▶ **WHAT THIS TASK INVOLVES**
Will you output the lines between the ones holding "Convert this diagram to TikZ code." and "-- (e3.south west);", inclusive, exactly as they stand, and only those lines, with the pictures left out?

** Start AVAILABLE RECORDS **

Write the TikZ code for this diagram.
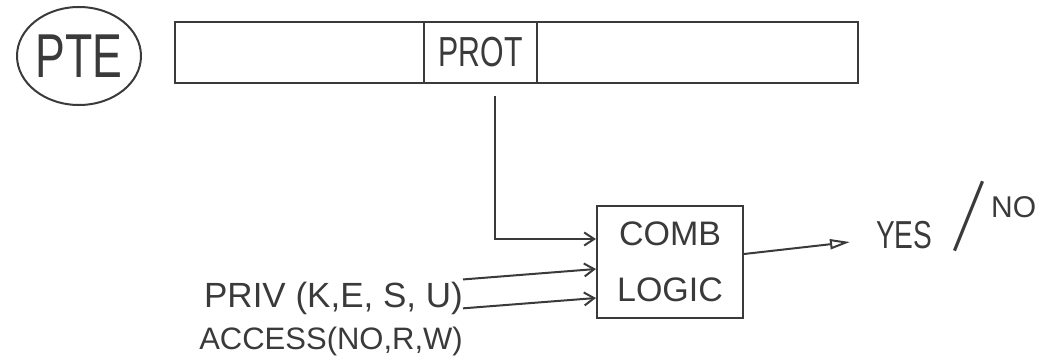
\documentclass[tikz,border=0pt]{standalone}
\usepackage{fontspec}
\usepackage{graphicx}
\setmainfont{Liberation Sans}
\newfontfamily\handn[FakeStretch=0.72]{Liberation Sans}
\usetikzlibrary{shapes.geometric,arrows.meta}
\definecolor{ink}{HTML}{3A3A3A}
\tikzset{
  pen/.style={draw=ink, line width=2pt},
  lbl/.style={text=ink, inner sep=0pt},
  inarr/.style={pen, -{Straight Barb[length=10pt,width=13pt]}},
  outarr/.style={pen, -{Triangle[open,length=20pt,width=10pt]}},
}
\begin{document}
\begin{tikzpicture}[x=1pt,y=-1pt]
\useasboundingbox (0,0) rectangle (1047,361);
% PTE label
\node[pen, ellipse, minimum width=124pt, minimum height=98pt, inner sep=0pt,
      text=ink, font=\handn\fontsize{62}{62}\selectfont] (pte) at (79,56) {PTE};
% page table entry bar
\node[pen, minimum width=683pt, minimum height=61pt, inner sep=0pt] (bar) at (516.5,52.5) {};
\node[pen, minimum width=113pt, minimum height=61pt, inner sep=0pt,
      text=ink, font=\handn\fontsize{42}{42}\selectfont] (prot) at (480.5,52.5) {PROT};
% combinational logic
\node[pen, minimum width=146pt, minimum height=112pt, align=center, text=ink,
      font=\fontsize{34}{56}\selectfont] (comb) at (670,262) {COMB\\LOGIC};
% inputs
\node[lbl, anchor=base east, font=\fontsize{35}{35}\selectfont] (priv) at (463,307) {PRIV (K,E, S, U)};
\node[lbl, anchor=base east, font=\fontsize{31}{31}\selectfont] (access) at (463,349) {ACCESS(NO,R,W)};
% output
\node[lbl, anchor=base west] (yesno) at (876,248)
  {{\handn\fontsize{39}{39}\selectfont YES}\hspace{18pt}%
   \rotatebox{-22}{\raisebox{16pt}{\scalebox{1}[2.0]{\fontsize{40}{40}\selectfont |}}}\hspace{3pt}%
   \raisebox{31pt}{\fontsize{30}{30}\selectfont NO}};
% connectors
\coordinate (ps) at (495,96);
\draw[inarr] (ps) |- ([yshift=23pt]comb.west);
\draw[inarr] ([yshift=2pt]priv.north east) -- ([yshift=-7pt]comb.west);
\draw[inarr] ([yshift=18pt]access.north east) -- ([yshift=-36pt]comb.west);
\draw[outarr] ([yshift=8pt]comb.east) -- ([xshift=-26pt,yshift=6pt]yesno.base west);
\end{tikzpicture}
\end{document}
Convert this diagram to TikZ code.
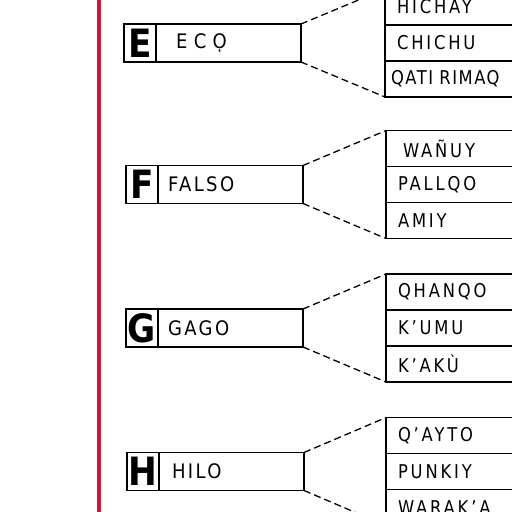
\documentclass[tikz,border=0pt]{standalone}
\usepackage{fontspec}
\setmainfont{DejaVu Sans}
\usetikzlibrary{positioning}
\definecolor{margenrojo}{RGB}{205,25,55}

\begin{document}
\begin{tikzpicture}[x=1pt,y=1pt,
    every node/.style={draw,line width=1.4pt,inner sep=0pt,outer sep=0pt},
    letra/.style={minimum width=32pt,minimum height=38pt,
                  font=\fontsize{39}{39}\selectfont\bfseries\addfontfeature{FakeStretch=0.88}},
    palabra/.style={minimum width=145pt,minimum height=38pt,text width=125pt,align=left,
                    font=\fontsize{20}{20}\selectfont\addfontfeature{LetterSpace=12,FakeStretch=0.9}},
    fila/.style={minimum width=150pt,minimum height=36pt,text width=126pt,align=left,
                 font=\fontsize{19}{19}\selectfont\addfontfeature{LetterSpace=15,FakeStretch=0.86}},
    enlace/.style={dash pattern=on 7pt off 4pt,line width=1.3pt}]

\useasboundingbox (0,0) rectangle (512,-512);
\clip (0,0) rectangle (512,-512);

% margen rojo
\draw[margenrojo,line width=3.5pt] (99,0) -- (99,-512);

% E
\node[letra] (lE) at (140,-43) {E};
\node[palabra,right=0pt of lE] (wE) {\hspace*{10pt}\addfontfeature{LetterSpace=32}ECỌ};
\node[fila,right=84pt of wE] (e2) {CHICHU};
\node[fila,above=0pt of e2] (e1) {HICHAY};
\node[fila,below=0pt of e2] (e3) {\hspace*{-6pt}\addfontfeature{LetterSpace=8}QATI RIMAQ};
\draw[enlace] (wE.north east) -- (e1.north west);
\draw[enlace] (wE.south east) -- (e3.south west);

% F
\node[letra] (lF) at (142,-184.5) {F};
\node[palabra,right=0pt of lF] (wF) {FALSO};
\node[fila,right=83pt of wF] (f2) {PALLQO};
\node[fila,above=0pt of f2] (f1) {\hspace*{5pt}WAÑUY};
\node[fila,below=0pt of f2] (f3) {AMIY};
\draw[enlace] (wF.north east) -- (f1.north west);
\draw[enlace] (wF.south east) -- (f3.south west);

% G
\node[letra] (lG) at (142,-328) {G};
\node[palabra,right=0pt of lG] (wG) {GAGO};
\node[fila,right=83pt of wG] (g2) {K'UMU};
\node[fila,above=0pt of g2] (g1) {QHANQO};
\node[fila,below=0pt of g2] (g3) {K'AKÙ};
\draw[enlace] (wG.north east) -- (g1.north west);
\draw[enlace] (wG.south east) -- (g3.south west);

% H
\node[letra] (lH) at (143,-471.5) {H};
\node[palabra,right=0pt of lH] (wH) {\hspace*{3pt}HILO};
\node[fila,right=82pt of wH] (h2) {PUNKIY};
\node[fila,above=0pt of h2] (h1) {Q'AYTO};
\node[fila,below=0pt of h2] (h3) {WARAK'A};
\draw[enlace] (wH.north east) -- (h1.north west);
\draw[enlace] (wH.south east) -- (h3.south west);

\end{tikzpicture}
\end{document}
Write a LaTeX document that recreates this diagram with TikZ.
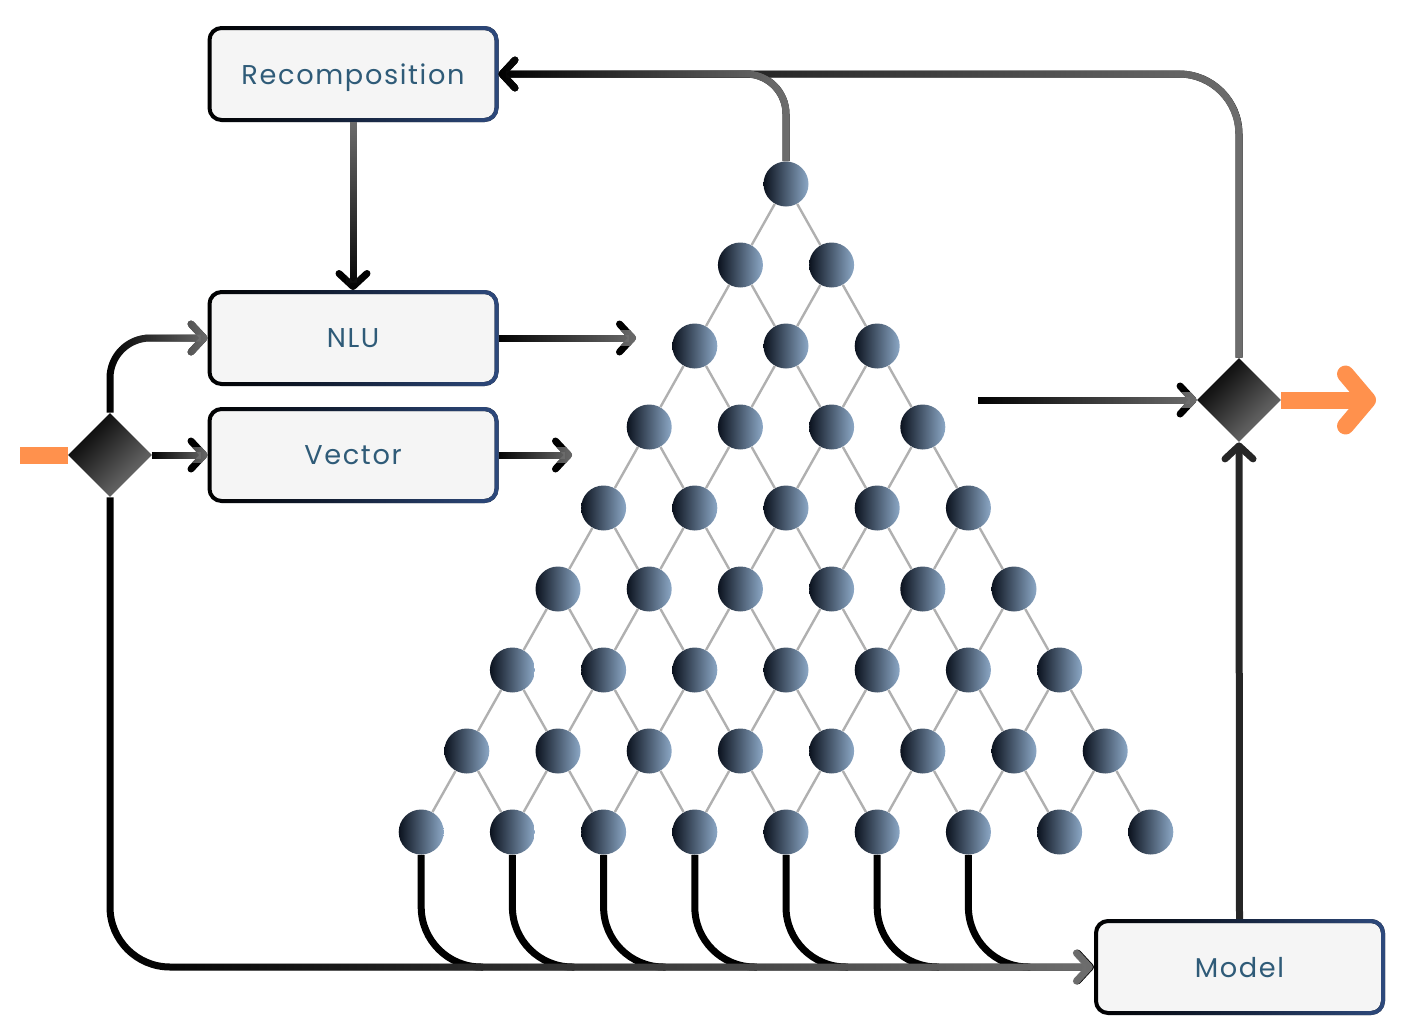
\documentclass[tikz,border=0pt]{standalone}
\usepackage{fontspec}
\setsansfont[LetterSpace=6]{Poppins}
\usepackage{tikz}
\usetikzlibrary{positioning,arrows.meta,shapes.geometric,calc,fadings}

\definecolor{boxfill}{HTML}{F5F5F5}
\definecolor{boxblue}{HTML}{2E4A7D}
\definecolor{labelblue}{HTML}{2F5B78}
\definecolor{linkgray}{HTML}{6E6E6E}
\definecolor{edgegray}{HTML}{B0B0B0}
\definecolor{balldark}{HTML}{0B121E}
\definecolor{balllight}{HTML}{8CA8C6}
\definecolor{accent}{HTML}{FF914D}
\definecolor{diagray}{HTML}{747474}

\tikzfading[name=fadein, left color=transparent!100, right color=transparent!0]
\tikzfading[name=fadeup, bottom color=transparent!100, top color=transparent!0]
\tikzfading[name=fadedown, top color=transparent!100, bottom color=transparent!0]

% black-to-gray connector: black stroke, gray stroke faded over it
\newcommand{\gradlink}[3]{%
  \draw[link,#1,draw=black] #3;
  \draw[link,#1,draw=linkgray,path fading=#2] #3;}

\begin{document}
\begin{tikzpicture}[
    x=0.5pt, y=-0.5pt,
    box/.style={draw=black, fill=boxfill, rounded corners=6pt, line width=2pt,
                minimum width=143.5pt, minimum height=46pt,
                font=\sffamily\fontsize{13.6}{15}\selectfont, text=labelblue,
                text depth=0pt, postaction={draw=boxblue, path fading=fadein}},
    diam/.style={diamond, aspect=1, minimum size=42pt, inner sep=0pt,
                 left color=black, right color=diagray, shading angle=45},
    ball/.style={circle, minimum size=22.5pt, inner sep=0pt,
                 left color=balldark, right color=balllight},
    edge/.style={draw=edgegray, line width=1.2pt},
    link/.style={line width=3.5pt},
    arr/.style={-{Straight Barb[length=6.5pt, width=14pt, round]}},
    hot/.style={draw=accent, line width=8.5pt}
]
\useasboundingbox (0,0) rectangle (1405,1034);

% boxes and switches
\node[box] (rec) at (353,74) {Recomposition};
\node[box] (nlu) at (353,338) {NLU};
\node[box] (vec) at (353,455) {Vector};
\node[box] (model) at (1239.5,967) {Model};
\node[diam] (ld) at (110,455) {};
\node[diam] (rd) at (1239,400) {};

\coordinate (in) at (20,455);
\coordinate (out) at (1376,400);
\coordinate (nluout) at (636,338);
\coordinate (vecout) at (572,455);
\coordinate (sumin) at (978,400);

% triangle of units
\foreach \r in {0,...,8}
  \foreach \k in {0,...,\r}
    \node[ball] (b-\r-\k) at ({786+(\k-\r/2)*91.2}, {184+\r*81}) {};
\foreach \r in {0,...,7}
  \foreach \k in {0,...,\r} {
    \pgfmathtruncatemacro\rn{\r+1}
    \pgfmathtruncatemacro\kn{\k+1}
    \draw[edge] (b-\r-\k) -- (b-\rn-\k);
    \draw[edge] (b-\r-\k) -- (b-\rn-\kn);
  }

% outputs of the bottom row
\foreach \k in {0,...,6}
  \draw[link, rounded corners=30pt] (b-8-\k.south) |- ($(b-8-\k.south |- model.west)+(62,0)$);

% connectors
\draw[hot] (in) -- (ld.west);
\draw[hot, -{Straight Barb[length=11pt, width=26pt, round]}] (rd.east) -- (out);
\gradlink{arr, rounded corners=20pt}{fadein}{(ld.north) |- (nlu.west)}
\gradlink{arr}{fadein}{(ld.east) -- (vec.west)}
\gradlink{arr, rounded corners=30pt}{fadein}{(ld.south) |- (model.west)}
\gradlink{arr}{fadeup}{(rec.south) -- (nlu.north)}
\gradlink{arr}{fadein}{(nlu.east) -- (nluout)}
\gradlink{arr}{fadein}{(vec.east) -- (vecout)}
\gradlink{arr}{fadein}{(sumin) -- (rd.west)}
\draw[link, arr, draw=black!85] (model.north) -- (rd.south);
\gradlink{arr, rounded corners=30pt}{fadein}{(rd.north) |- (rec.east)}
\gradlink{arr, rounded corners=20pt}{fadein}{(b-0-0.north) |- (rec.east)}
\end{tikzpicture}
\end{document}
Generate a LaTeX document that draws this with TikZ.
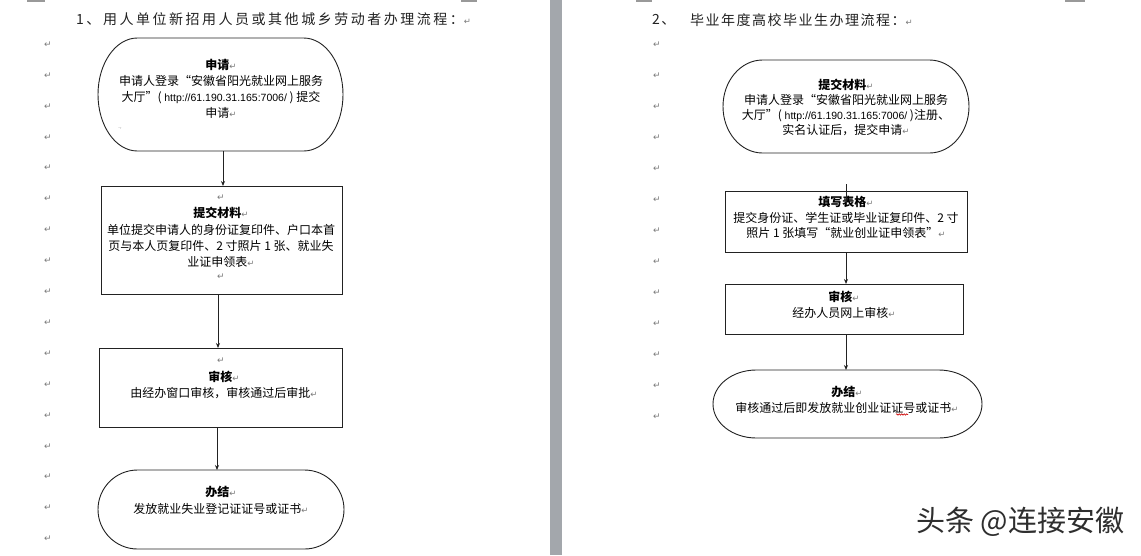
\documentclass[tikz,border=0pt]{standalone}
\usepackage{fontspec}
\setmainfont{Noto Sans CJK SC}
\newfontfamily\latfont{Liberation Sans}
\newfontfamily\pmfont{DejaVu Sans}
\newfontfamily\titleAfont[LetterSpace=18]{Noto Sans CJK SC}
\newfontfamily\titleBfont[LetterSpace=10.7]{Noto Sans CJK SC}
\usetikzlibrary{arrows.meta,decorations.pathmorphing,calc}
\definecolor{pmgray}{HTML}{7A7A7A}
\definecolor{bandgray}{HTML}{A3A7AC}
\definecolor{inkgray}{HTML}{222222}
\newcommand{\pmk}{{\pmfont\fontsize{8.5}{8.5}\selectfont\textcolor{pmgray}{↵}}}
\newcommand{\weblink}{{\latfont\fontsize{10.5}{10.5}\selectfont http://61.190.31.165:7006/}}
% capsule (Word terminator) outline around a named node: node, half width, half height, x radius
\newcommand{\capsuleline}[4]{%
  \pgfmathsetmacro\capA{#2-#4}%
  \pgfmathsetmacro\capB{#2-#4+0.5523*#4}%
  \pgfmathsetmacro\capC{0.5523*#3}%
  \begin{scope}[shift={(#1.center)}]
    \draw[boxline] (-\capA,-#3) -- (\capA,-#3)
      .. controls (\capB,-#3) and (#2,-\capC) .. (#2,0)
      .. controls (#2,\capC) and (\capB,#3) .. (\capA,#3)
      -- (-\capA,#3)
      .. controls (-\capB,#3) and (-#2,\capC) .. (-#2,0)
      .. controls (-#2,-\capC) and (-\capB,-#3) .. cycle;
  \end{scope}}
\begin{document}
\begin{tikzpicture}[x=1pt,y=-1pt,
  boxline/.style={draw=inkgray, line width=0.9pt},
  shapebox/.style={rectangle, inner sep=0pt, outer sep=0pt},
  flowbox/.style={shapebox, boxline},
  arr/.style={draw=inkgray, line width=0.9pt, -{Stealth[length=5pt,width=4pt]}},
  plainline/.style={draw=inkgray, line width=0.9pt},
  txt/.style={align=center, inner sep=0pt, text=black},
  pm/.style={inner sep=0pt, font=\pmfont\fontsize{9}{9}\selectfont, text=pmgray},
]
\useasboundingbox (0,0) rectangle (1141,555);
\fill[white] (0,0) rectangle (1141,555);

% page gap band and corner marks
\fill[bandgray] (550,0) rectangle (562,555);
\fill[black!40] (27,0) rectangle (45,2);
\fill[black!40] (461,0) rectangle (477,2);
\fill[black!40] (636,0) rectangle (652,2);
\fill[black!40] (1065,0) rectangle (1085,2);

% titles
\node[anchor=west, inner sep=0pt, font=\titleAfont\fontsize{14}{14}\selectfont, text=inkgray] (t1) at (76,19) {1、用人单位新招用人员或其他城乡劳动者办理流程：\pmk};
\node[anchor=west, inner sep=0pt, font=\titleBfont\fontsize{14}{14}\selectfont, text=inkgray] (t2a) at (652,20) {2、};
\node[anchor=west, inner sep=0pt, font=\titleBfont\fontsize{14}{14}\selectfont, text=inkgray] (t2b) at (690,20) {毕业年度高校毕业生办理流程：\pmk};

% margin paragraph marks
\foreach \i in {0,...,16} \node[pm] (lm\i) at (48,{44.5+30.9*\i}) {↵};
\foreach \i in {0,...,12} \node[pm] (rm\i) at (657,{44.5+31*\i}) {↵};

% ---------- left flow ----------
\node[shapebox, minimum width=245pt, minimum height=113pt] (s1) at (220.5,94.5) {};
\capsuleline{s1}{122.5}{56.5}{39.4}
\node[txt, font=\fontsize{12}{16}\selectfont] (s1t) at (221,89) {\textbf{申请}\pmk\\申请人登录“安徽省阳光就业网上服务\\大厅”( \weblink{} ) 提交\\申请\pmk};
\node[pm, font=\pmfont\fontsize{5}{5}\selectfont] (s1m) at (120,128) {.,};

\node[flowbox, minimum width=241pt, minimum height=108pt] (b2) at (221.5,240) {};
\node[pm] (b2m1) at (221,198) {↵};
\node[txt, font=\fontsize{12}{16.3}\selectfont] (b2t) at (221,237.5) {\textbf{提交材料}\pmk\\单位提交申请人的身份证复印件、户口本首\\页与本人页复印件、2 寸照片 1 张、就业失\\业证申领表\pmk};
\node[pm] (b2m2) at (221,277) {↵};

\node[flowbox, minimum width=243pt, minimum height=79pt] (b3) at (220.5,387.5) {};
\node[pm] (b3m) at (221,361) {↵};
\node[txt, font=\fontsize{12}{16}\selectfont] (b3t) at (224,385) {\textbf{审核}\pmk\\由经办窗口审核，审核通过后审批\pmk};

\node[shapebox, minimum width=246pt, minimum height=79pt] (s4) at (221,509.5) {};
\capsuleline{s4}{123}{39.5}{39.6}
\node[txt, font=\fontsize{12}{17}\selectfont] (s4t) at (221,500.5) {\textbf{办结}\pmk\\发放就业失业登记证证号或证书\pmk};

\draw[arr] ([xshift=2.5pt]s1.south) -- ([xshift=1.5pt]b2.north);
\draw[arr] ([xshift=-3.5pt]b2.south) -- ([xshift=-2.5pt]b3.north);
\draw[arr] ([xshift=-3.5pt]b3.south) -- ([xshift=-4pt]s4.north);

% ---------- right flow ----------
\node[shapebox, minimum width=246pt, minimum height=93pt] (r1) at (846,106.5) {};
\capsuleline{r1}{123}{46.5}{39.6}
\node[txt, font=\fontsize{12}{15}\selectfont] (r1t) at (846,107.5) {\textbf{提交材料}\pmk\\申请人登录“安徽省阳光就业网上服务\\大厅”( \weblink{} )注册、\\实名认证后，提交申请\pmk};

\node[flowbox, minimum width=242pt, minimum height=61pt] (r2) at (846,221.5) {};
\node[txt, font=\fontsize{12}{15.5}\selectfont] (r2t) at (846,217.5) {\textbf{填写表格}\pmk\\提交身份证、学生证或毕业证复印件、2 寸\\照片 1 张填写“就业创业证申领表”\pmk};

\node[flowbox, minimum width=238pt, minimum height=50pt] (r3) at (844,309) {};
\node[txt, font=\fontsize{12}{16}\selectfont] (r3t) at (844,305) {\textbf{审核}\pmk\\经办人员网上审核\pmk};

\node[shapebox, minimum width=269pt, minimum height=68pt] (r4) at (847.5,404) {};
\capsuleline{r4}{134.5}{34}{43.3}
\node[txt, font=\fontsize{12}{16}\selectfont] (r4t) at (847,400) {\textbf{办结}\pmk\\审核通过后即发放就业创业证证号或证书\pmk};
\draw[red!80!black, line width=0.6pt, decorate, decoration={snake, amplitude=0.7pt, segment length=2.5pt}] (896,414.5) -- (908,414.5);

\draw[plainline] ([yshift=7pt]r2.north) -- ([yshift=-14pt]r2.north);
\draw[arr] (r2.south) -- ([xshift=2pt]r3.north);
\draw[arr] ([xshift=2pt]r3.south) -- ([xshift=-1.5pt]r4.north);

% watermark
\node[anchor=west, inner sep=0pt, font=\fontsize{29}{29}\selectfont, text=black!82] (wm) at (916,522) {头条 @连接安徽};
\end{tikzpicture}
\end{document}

** End AVAILABLE RECORDS **

▶ **RESPONSE TO THE EXERCISE**
Convert this diagram to TikZ code.
\documentclass[tikz,border=0pt]{standalone}
\usepackage{fontspec}
\setmainfont{DejaVu Sans}
\usetikzlibrary{positioning}
\definecolor{margenrojo}{RGB}{205,25,55}

\begin{document}
\begin{tikzpicture}[x=1pt,y=1pt,
    every node/.style={draw,line width=1.4pt,inner sep=0pt,outer sep=0pt},
    letra/.style={minimum width=32pt,minimum height=38pt,
                  font=\fontsize{39}{39}\selectfont\bfseries\addfontfeature{FakeStretch=0.88}},
    palabra/.style={minimum width=145pt,minimum height=38pt,text width=125pt,align=left,
                    font=\fontsize{20}{20}\selectfont\addfontfeature{LetterSpace=12,FakeStretch=0.9}},
    fila/.style={minimum width=150pt,minimum height=36pt,text width=126pt,align=left,
                 font=\fontsize{19}{19}\selectfont\addfontfeature{LetterSpace=15,FakeStretch=0.86}},
    enlace/.style={dash pattern=on 7pt off 4pt,line width=1.3pt}]

\useasboundingbox (0,0) rectangle (512,-512);
\clip (0,0) rectangle (512,-512);

% margen rojo
\draw[margenrojo,line width=3.5pt] (99,0) -- (99,-512);

% E
\node[letra] (lE) at (140,-43) {E};
\node[palabra,right=0pt of lE] (wE) {\hspace*{10pt}\addfontfeature{LetterSpace=32}ECỌ};
\node[fila,right=84pt of wE] (e2) {CHICHU};
\node[fila,above=0pt of e2] (e1) {HICHAY};
\node[fila,below=0pt of e2] (e3) {\hspace*{-6pt}\addfontfeature{LetterSpace=8}QATI RIMAQ};
\draw[enlace] (wE.north east) -- (e1.north west);
\draw[enlace] (wE.south east) -- (e3.south west);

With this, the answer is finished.